Frequently Asked Questions
What is standby power and why does it matter?
Standby power, also called phantom load or vampire power, is the electricity your devices consume while plugged in but switched off or in sleep mode. The U.S. Department of Energy estimates standby power accounts for 5–10% of a typical home's electricity use, costing the average household roughly $100–$200 per year.
How does a programmable power strip reduce standby power?
A programmable power strip uses either a built-in timer, a master-controlled outlet, or motion/infrared sensing to automatically cut power to peripheral outlets when a primary device (like your PC) is off or idle. This removes the electrical path entirely so devices cannot draw any standby current.
Is a programmable power strip the same as a smart power strip?
Not exactly. A smart power strip is typically Wi-Fi or app-controlled. A programmable power strip uses onboard timers or master-outlet sensing and requires no app or hub. Both cut standby power, but programmable strips are simpler, cheaper, and work without an internet connection.
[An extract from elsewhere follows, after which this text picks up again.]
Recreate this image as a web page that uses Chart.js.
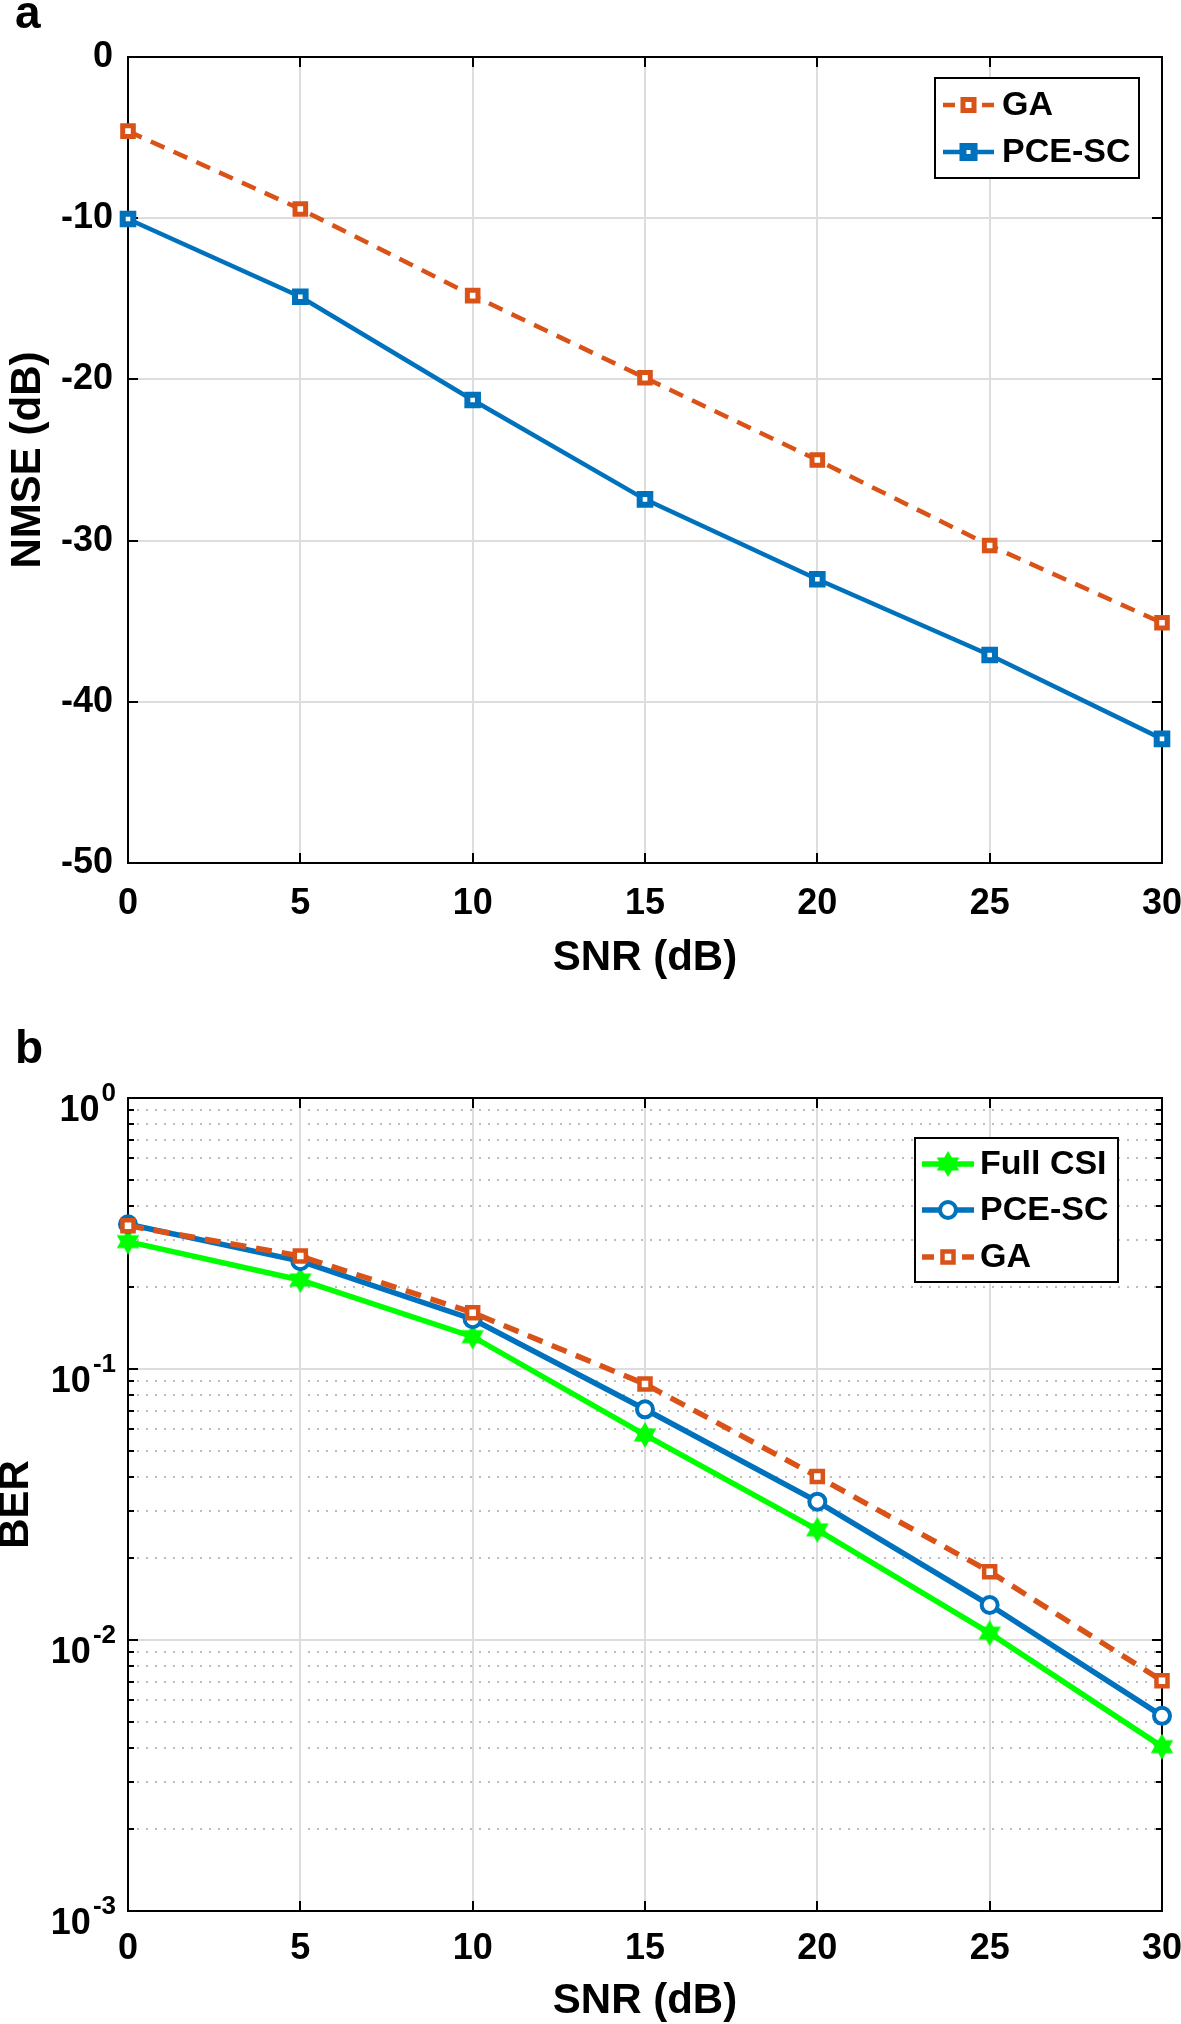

How long does it take for a programmable power strip to pay for itself?
Most programmable power strips cost $20–$40. If your home office draws 40–60 watts in standby for 16 hours a day, you're spending roughly $25–$40 per year on that desk alone. Payback is typically 6–18 months depending on local electricity rates and your specific equipment.
Will cutting power damage my computer or peripherals?
No, as long as you configure the strip so your PC is always on the master outlet and the peripherals are on controlled outlets. Always shut your computer down properly before the strip's timer cuts power. Avoid putting devices with internal clocks (like routers) on controlled outlets.
Bottom Line
Standby power is one of those energy losses that's easy to ignore because it happens invisibly, in small increments, around the clock. But the math is clear: a typical home office setup wastes $25–$75 a year doing absolutely nothing. A programmable power strip — whether timer-based or current-sensing — cuts that waste to near zero for a one-time cost of $25–$40. It requires no ongoing attention, no app, and no subscription. You set it up once and it quietly pays you back every single month.